== The request ==
Write each line of the material exactly as given, from the top through the line that contains "fig = go.Figure()", and omit all pictures.

Figure scripts:
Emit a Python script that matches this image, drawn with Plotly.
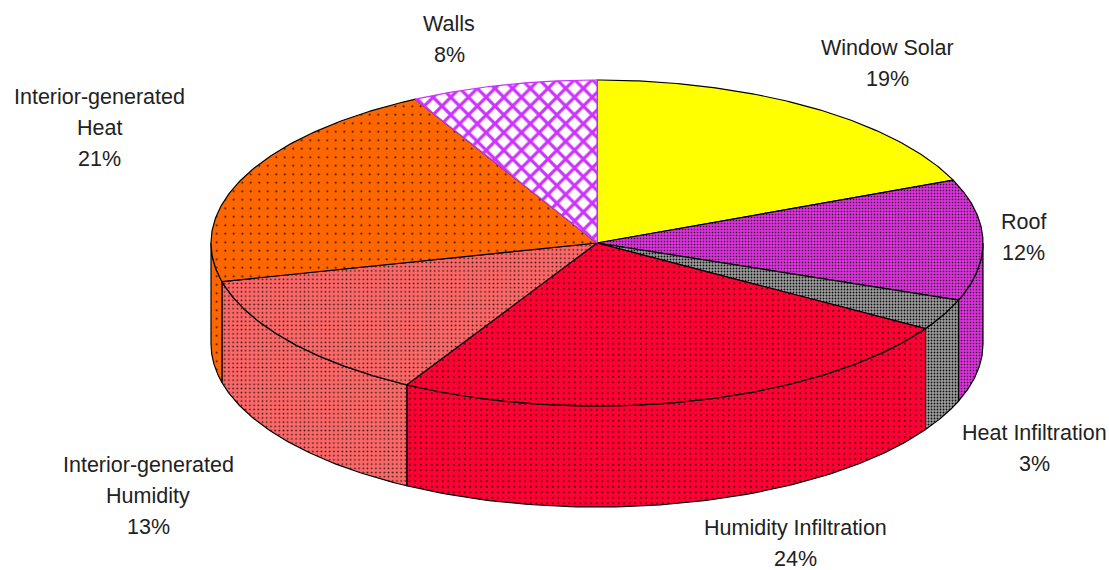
import numpy as np
import plotly.graph_objects as go

# --- data ---
categories = ["Window Solar", "Roof", "Heat Infiltration", "Humidity Infiltration",
              "Interior-generated Humidity", "Interior-generated Heat", "Walls"]
values = [18.7, 12, 3.1, 24.4, 13, 21, 7.8]
label_lines = [["Window Solar"], ["Roof"], ["Heat Infiltration"], ["Humidity Infiltration"],
               ["Interior-generated", "Humidity"], ["Interior-generated", "Heat"], ["Walls"]]

# --- styling / layout ---
CX, CY, RX, RY, DEPTH = 597, 243, 386, 163, 101
styles = [
    dict(shape="", bgcolor="#FFFF00", fgcolor="#FFFF00", size=6, solidity=0.01),
    dict(shape=".", bgcolor="#D633D6", fgcolor="#220022", fgopacity=1, size=3, solidity=0.2),
    dict(shape=".", bgcolor="#A0A0A0", fgcolor="#111111", fgopacity=1, size=3, solidity=0.3),
    dict(shape=".", bgcolor="#FF0033", fgcolor="#111111", fgopacity=1, size=5.5, solidity=0.08),
    dict(shape=".", bgcolor="#FF6666", fgcolor="#222222", fgopacity=1, size=4.2, solidity=0.14),
    dict(shape=".", bgcolor="#FF6600", fgcolor="#111111", fgopacity=1, size=8.5, solidity=0.04),
    dict(shape="x", bgcolor="#FFFFFF", fgcolor="#CC33FF", fgopacity=1, size=12.5, solidity=0.45),
]
flat = {0: "#FFFF00"}
edge = ["#000000", "#000000", "#000000", "#000000", "#000000", "#000000", "#CC33FF"]
label_anchor = [(887, 48), (1023, 222), (1034, 433), (795, 528), (148, 465), (99, 97), (449, 24)]
LINE_STEP = 31


def ex(t):
    return CX + RX * np.sin(t)


def ey(t):
    return CY - RY * np.cos(t)


cum = np.concatenate([[0], np.cumsum(values)]) / sum(values) * 2 * np.pi
fig = go.Figure()


def add_poly(x, y, i):
    st = styles[i]
    kw = dict(fillcolor=flat[i]) if i in flat else dict(fillpattern=st, fillcolor=st["bgcolor"])
    fig.add_trace(go.Scatter(x=x, y=y, mode="lines", fill="toself",
                             line=dict(color=edge[i], width=1.2),
                             hoverinfo="text", text=categories[i], showlegend=False, **kw))


# side walls: the visible front half of the rim
for i in range(len(values)):
    a, b = max(cum[i], np.pi / 2), min(cum[i + 1], 3 * np.pi / 2)
    if a >= b:
        continue
    t = np.linspace(a, b, 80)
    add_poly(np.r_[ex(t), ex(t[::-1]), ex(t[0])],
             np.r_[ey(t), ey(t[::-1]) + DEPTH, ey(t[0])], i)

# top faces
for i in range(len(values)):
    t = np.linspace(cum[i], cum[i + 1], 120)
    add_poly(np.r_[CX, ex(t), CX], np.r_[CY, ey(t), CY], i)

# labels
annotations = []
for i, (x, y) in enumerate(label_anchor):
    lines = label_lines[i] + [f"{values[i]:.0f}%"]
    for k, s in enumerate(lines):
        annotations.append(dict(x=x, y=y + k * LINE_STEP, text=s, showarrow=False,
                                xanchor="center", yanchor="middle",
                                font=dict(family="Liberation Sans", size=21.5, color="#222222")))

fig.update_layout(
    width=1109, height=570, margin=dict(l=0, r=0, t=0, b=0),
    paper_bgcolor="white", plot_bgcolor="white", showlegend=False,
    xaxis=dict(range=[0, 1109], visible=False),
    yaxis=dict(range=[570, 0], visible=False),
    annotations=annotations,
)
fig.write_html("out.html", config=dict(displayModeBar=False),
               post_script="document.body.style.margin='0';document.documentElement.style.overflow='hidden';")
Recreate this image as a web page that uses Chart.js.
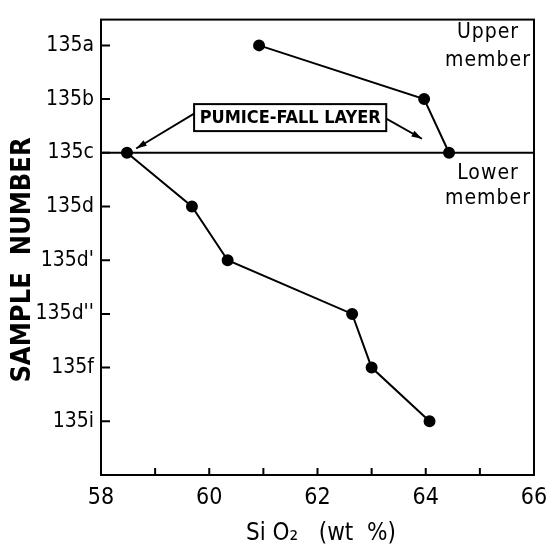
<!DOCTYPE html>
<html>
<head>
<meta charset="utf-8">
<script src="https://cdn.jsdelivr.net/npm/chart.js@4.4.1/dist/chart.umd.min.js"></script>
<style>
  html, body { margin: 0; padding: 0; background: #fff; }
</style>
</head>
<body>
<canvas id="chart" width="547" height="550"></canvas>
<script>
"use strict";

// sample order, top to bottom
const samples = ["135a", "135b", "135c", "135d", "135d'", "135d''", "135f", "135i"];

// upper member (above the pumice-fall layer)
const upperSamples = ["135a", "135b", "135c"];
const upperSiO2 = [60.92, 63.97, 64.43];

// lower member
const lowerSamples = ["135c", "135d", "135d'", "135d''", "135f", "135i"];
const lowerSiO2 = [58.48, 59.68, 60.34, 62.64, 63.0, 64.07];

const xTicks = [58, 60, 62, 64, 66];
const xMinorTicks = [59, 61, 63, 65];
const layerSample = "135c";

const FONT = "'DejaVu Sans Condensed', 'DejaVu Sans', sans-serif";

function toPoints(names, values) {
  return names.map(function (s, i) {
    return { x: values[i], y: samples.indexOf(s) };
  });
}

const layerY = samples.indexOf(layerSample);

function arrow(ctx, x1, y1, x2, y2) {
  ctx.beginPath();
  ctx.moveTo(x1, y1);
  ctx.lineTo(x2, y2);
  ctx.stroke();
  const a = Math.atan2(y2 - y1, x2 - x1);
  const len = 11, w = 0.3;
  ctx.beginPath();
  ctx.moveTo(x2, y2);
  ctx.lineTo(x2 - len * Math.cos(a - w), y2 - len * Math.sin(a - w));
  ctx.lineTo(x2 - len * Math.cos(a + w), y2 - len * Math.sin(a + w));
  ctx.closePath();
  ctx.fill();
}

const framePlugin = {
  id: "frame",
  afterDatasetsDraw: function (chart) {
    const ctx = chart.ctx;
    const a = chart.chartArea;
    const xs = chart.scales.x;
    const ys = chart.scales.y;
    ctx.save();
    ctx.strokeStyle = "#000";
    ctx.fillStyle = "#000";
    ctx.lineWidth = 2;
    ctx.strokeRect(a.left, a.top, a.right - a.left, a.bottom - a.top);

    // inward ticks
    ctx.beginPath();
    samples.forEach(function (s, i) {
      const y = ys.getPixelForValue(i);
      ctx.moveTo(a.left, y);
      ctx.lineTo(a.left + 9, y);
    });
    xTicks.concat(xMinorTicks).forEach(function (v) {
      const x = xs.getPixelForValue(v);
      ctx.moveTo(x, a.bottom);
      ctx.lineTo(x, a.bottom - 7);
    });
    ctx.stroke();

    // member labels
    ctx.font = "21px " + FONT;
    ctx.letterSpacing = "1px";
    ctx.textAlign = "center";
    ctx.textBaseline = "middle";
    const mx = xs.getPixelForValue(65.15);
    ctx.fillText("Upper", mx, ys.getPixelForValue(-0.24));
    ctx.fillText("member", mx, ys.getPixelForValue(0.28));
    ctx.fillText("Lower", mx, ys.getPixelForValue(2.39));
    ctx.fillText("member", mx, ys.getPixelForValue(2.86));
    ctx.letterSpacing = "0px";

    // pumice-fall layer box
    const bx1 = xs.getPixelForValue(59.72);
    const bx2 = xs.getPixelForValue(63.27);
    const by = ys.getPixelForValue(1.345);
    const bh = 27;
    ctx.fillStyle = "#fff";
    ctx.fillRect(bx1, by - bh / 2, bx2 - bx1, bh);
    ctx.fillStyle = "#000";
    ctx.strokeRect(bx1, by - bh / 2, bx2 - bx1, bh);
    ctx.font = "bold 18px " + FONT;
    ctx.fillText("PUMICE-FALL LAYER", (bx1 + bx2) / 2, by + 1);

    ctx.lineWidth = 1.8;
    arrow(ctx, bx1, by - 4, xs.getPixelForValue(58.65), ys.getPixelForValue(1.92));
    arrow(ctx, bx2, by + 1, xs.getPixelForValue(63.93), ys.getPixelForValue(1.74));
    ctx.restore();
  }
};

const ctx = document.getElementById("chart");

const chart = new Chart(ctx, {
  type: "scatter",
  data: {
    datasets: [
      {
        label: "layer",
        data: [{ x: xTicks[0], y: layerY }, { x: xTicks[xTicks.length - 1], y: layerY }],
        showLine: true,
        borderColor: "#000",
        borderWidth: 2,
        pointRadius: 0,
      },
      {
        label: "Upper member",
        data: toPoints(upperSamples, upperSiO2),
        showLine: true,
        borderColor: "#000",
        backgroundColor: "#000",
        borderWidth: 2,
        pointRadius: 5,
      },
      {
        label: "Lower member",
        data: toPoints(lowerSamples, lowerSiO2),
        showLine: true,
        borderColor: "#000",
        backgroundColor: "#000",
        borderWidth: 2,
        pointRadius: 5,
      },
    ],
  },
  options: {
    responsive: false,
    animation: false,
    layout: { padding: { top: 3, right: 0, left: 0, bottom: 0 } },
    plugins: {
      legend: { display: false },
      tooltip: { enabled: false },
    },
    scales: {
      x: {
        type: "linear",
        min: 58,
        max: 66,
        afterBuildTicks: function (scale) {
          scale.ticks = xTicks.map(function (v) { return { value: v }; });
        },
        afterFit: function (scale) {
          scale.height = 75;
          scale.paddingLeft = 0;
          scale.paddingRight = 13;
        },
        grid: { display: false, drawTicks: false },
        border: { display: false },
        ticks: {
          color: "#000",
          padding: 9,
          maxRotation: 0,
          font: { family: FONT, size: 23 },
        },
        title: {
          display: true,
          text: " Si O\u2082   (wt  %)",
          color: "#000",
          padding: { top: 0, bottom: 2 },
          font: { family: FONT, size: 24 },
        },
      },
      y: {
        type: "linear",
        reverse: true,
        min: -0.48,
        max: 8,
        afterBuildTicks: function (scale) {
          scale.ticks = samples.map(function (s, i) { return { value: i }; });
        },
        afterFit: function (scale) { scale.width = 101; },
        grid: { display: false, drawTicks: false },
        border: { display: false },
        ticks: {
          color: "#000",
          padding: 7,
          callback: function (v) { return samples[v]; },
          font: { family: FONT, size: 21 },
        },
        title: {
          display: true,
          text: "SAMPLE  NUMBER   ",
          color: "#000",
          padding: { top: 7, bottom: 0 },
          font: { family: FONT, size: 27, weight: "bold" },
        },
      },
    },
  },
  plugins: [framePlugin],
});
</script>
</body>
</html>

== Worked answer ==
Emit a Python script that matches this image, drawn with Plotly.
import numpy as np
import plotly.graph_objects as go

# --- data ---
categories = ["Window Solar", "Roof", "Heat Infiltration", "Humidity Infiltration",
              "Interior-generated Humidity", "Interior-generated Heat", "Walls"]
values = [18.7, 12, 3.1, 24.4, 13, 21, 7.8]
label_lines = [["Window Solar"], ["Roof"], ["Heat Infiltration"], ["Humidity Infiltration"],
               ["Interior-generated", "Humidity"], ["Interior-generated", "Heat"], ["Walls"]]

# --- styling / layout ---
CX, CY, RX, RY, DEPTH = 597, 243, 386, 163, 101
styles = [
    dict(shape="", bgcolor="#FFFF00", fgcolor="#FFFF00", size=6, solidity=0.01),
    dict(shape=".", bgcolor="#D633D6", fgcolor="#220022", fgopacity=1, size=3, solidity=0.2),
    dict(shape=".", bgcolor="#A0A0A0", fgcolor="#111111", fgopacity=1, size=3, solidity=0.3),
    dict(shape=".", bgcolor="#FF0033", fgcolor="#111111", fgopacity=1, size=5.5, solidity=0.08),
    dict(shape=".", bgcolor="#FF6666", fgcolor="#222222", fgopacity=1, size=4.2, solidity=0.14),
    dict(shape=".", bgcolor="#FF6600", fgcolor="#111111", fgopacity=1, size=8.5, solidity=0.04),
    dict(shape="x", bgcolor="#FFFFFF", fgcolor="#CC33FF", fgopacity=1, size=12.5, solidity=0.45),
]
flat = {0: "#FFFF00"}
edge = ["#000000", "#000000", "#000000", "#000000", "#000000", "#000000", "#CC33FF"]
label_anchor = [(887, 48), (1023, 222), (1034, 433), (795, 528), (148, 465), (99, 97), (449, 24)]
LINE_STEP = 31


def ex(t):
    return CX + RX * np.sin(t)


def ey(t):
    return CY - RY * np.cos(t)


cum = np.concatenate([[0], np.cumsum(values)]) / sum(values) * 2 * np.pi
fig = go.Figure()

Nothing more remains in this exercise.